It is required that the lines from the top of the listing through the line with "plt.rcParams['font.family'] = ['Liberation" be reproduced exactly, excluding pictures.

* Start *

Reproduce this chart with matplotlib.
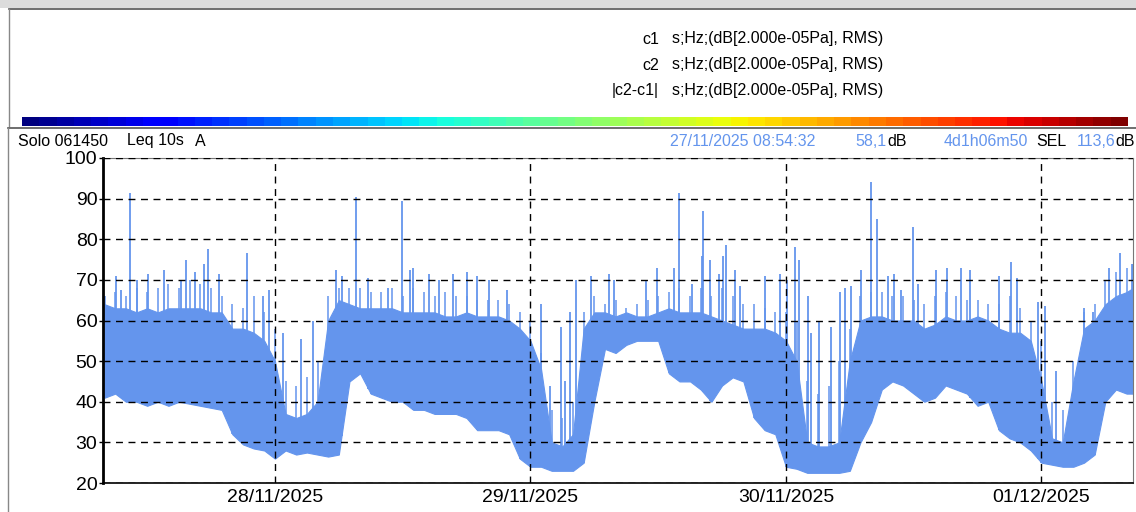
import numpy as np
import pandas as pd
import matplotlib
matplotlib.use('Agg')
import matplotlib.pyplot as plt
import matplotlib.dates as mdates
from matplotlib.patches import Rectangle

plt.rcParams['font.family'] = ['Liberation Sans', 'DejaVu Sans']

# band envelope, one point per hour (hours counted from 27/11/2025 00:00)
hours = list(range(8, 105)) + [104.6]
band_low = [41, 42, 40, 40, 39, 40, 39, 40, 39.5, 39, 38.5, 38, 32, 29.5, 28.5, 28, 26,
            28, 27, 27.5, 27, 26.5, 27, 45, 47, 42, 41, 40, 40, 38, 38, 37, 37, 37, 36,
            33, 33, 33, 32, 26, 24, 24, 23, 23, 23, 25, 40, 53, 52, 54, 55, 55, 55, 47,
            45, 45, 43, 40, 44, 46, 45, 36, 33, 32, 24, 23.5, 22.5, 22.5, 22.5, 22.5, 23,
            30, 35, 43, 45, 44, 42, 40, 41, 44, 43, 42, 39, 40, 33, 31, 30, 28, 25, 24.5,
            24, 24, 25, 27, 40, 43, 42, 42]
band_high = [64, 63, 63, 62, 63, 62, 63, 63, 63, 63, 62, 62, 58, 58, 57, 55, 50,
             37, 36, 37, 40, 60, 65, 64, 63, 63, 63, 63, 62, 62, 62, 62, 61, 61, 62,
             61, 61, 61, 60, 58, 55, 48, 30, 29, 32, 58, 62, 62, 61, 62, 61, 61, 62, 63,
             62, 62, 62, 61, 60, 59, 58, 58, 58, 57, 55, 50, 30, 29, 29, 30, 50,
             60, 61, 61, 60, 60, 60, 58, 59, 61, 60, 60, 61, 60, 58, 57, 57, 55, 45, 31,
             30, 45, 58, 60, 64, 66, 67, 68]
# height reached by the frequent short bursts in each hour
fringe_high = [66, 67, 66, 68, 67, 68, 69, 68, 70, 69, 68, 66,
               64, 63, 66, 62, 58,
               45, 44, 46, 50,
               66, 68,
               68, 68, 67, 67, 68, 66, 68, 67, 66, 67, 66, 66, 65, 65, 65, 64,
               62, 60, 52,
               38, 36, 40, 62,
               66, 64, 65, 63, 64, 65, 66,
               67, 68, 66, 68, 66,
               68, 66, 64, 64, 63, 62,
               62, 60,
               45, 42, 44, 50, 58,
               66, 67, 67, 66, 66, 65,
               64, 66, 67, 66, 65, 65, 64,
               64, 66, 63, 60,
               55, 40, 38, 50,
               62, 64, 70, 72, 73, 74]

# isolated peaks (hour, dB)
peak_hours = [9.07, 9.51, 10.38, 11.0, 12.1, 13.6, 15.17, 15.64, 16.49, 17.36, 17.74, 18.77,
              21.34, 22.85, 23.47, 24.72, 26.44, 27.6, 29.73, 30.26, 31.6, 32.76, 34.64,
              35.9, 36.68, 36.99, 38.46, 39.4, 40.74, 42.03, 43.0, 44.1, 45.8, 48.98,
              49.82, 50.83, 51.23, 51.7, 52.26, 53.67, 55.39, 55.83, 58.84, 59.93, 61.5,
              61.96, 63.13, 64.07, 64.22, 64.9, 65.69, 66.1, 66.35, 67.26, 67.66, 70.0,
              71.4, 72.14, 72.83, 73.23, 74.08, 74.4, 75.11, 76.21, 77.06, 77.53, 78.15,
              79.09, 80.03, 80.6, 81.59, 82.12, 82.85, 83.94, 84.4, 86.13, 87.13, 88.48,
              89.33, 92.01, 93.18, 93.74, 95.68, 96.31, 97.4, 100.0, 100.84, 102.31,
              103.35, 104.55]
peak_db = [71, 67.5, 91.5, 70, 71.5, 72.5, 70, 75, 72, 74, 77.5, 71.5,
           76.5, 66, 67.5, 57, 55.5, 60, 72.5, 71, 90.5, 70.5, 68,
           89.5, 72.5, 73, 71.5, 70, 71.5, 72, 71, 70, 67.5, 64,
           44, 58.5, 45, 62, 70, 71, 71.5, 70, 70, 73, 73,
           91.5, 69, 76, 87, 75, 71.5, 76, 78.5, 72.5, 68.5, 71,
           71.5, 70, 78, 75, 66, 57, 60, 58.5, 67, 68, 68.5,
           72.5, 94, 85, 71, 71.5, 67.5, 83, 69, 72.5, 73, 73,
           72.5, 71, 74.5, 70.5, 64.5, 63.5, 47.5, 63, 62, 73,
           76.5, 74]

y_ticks = [20, 30, 40, 50, 60, 70, 80, 90, 100]
header_names = ['c1', 'c2', '|c2-c1|']
header_unit = 's;Hz;(dB[2.000e-05Pa], RMS)'

t0 = pd.Timestamp('2025-11-27 00:00')
t = t0 + pd.to_timedelta(hours, unit='h')
tp = t0 + pd.to_timedelta(peak_hours, unit='h')
low_at_peak = np.interp(peak_hours, hours, band_low)

blue = '#6495ED'
W, H = 1136, 512
fig = plt.figure(figsize=(W / 100, H / 100), dpi=100)

def fx(px):
    return px / W

def fy(py):
    return 1 - py / H

# window chrome
fig.patches.append(Rectangle((0, fy(8)), 1, 8 / H, transform=fig.transFigure,
                             facecolor='#dcdcdc', edgecolor='none'))
fig.add_artist(plt.Line2D([fx(9), 1], [fy(9), fy(9)], color='#555555', lw=1.2))
fig.add_artist(plt.Line2D([fx(9), fx(9)], [fy(9), fy(126)], color='#888888', lw=1))
fig.add_artist(plt.Line2D([fx(8), 1], [fy(127.5), fy(127.5)], color='#555555', lw=1.2))
fig.add_artist(plt.Line2D([fx(8), fx(8)], [fy(127.5), 0], color='#888888', lw=1))

# header lines
for i, name in enumerate(header_names):
    yy = fy(39 + 26 * i)
    fig.text(fx(659), yy, name, ha='right', va='center', fontsize=11.5)
    fig.text(fx(672), yy, header_unit, ha='left', va='center', fontsize=11.5)

# colour strip
cax = fig.add_axes([fx(22), fy(126), fx(1128 - 22), 9 / H])
cax.imshow(np.arange(64).reshape(1, -1), cmap='jet', aspect='auto')
cax.axis('off')

# info row
yi = fy(141)
fig.text(fx(18), yi, 'Solo 061450', fontsize=11.5, va='center')
fig.text(fx(127), yi, 'Leq 10s', fontsize=11.5, va='center')
fig.text(fx(195), yi, 'A', fontsize=11.5, va='center')
fig.text(fx(670), yi, '27/11/2025 08:54:32', fontsize=11.5, va='center', color=blue)
fig.text(fx(886), yi, '58,1', fontsize=11.5, va='center', color=blue, ha='right')
fig.text(fx(887), yi, 'dB', fontsize=11.5, va='center')
fig.text(fx(944), yi, '4d1h06m50', fontsize=11.5, va='center', color=blue)
fig.text(fx(1036), yi, 'SEL', fontsize=11.5, va='center')
fig.text(fx(1115), yi, '113,6', fontsize=11.5, va='center', color=blue, ha='right')
fig.text(fx(1115), yi, 'dB', fontsize=11.5, va='center')

# main plot
ax = fig.add_axes([fx(103), fy(483), fx(1133 - 103), (483 - 158) / H])
ax.fill_between(t, band_low, band_high, color=blue, lw=0.8, zorder=1)
ax.vlines(t, band_low, fringe_high, color=blue, lw=1.1, zorder=1)
ax.vlines(tp, low_at_peak, peak_db, color=blue, lw=1.3, zorder=1)

ax.set_ylim(20, 100)
ax.set_yticks(y_ticks)
ax.set_xlim(t0 + pd.Timedelta(hours=7.85), t0 + pd.Timedelta(hours=104.6))
ax.xaxis.set_major_locator(mdates.DayLocator())
ax.xaxis.set_major_formatter(mdates.DateFormatter('%d/%m/%Y'))
ax.tick_params(axis='both', labelsize=14, length=3, width=1, color='black')
ax.tick_params(axis='x', length=0, pad=4)
ax.tick_params(axis='y', pad=1)
ax.set_axisbelow(False)
ax.grid(True, color='black', lw=1, ls=(0, (5, 4)), zorder=3)
for s in ['top', 'right']:
    ax.spines[s].set_color('#777777')
ax.spines['left'].set_linewidth(2)
ax.spines['bottom'].set_linewidth(1.2)

fig.savefig('out.png', dpi=100, facecolor='white')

* End *

▶ _EXERCISE RESPONSE_:
Reproduce this chart with matplotlib.
import numpy as np
import pandas as pd
import matplotlib
matplotlib.use('Agg')
import matplotlib.pyplot as plt
import matplotlib.dates as mdates
from matplotlib.patches import Rectangle

plt.rcParams['font.family'] = ['Liberation Sans', 'DejaVu Sans']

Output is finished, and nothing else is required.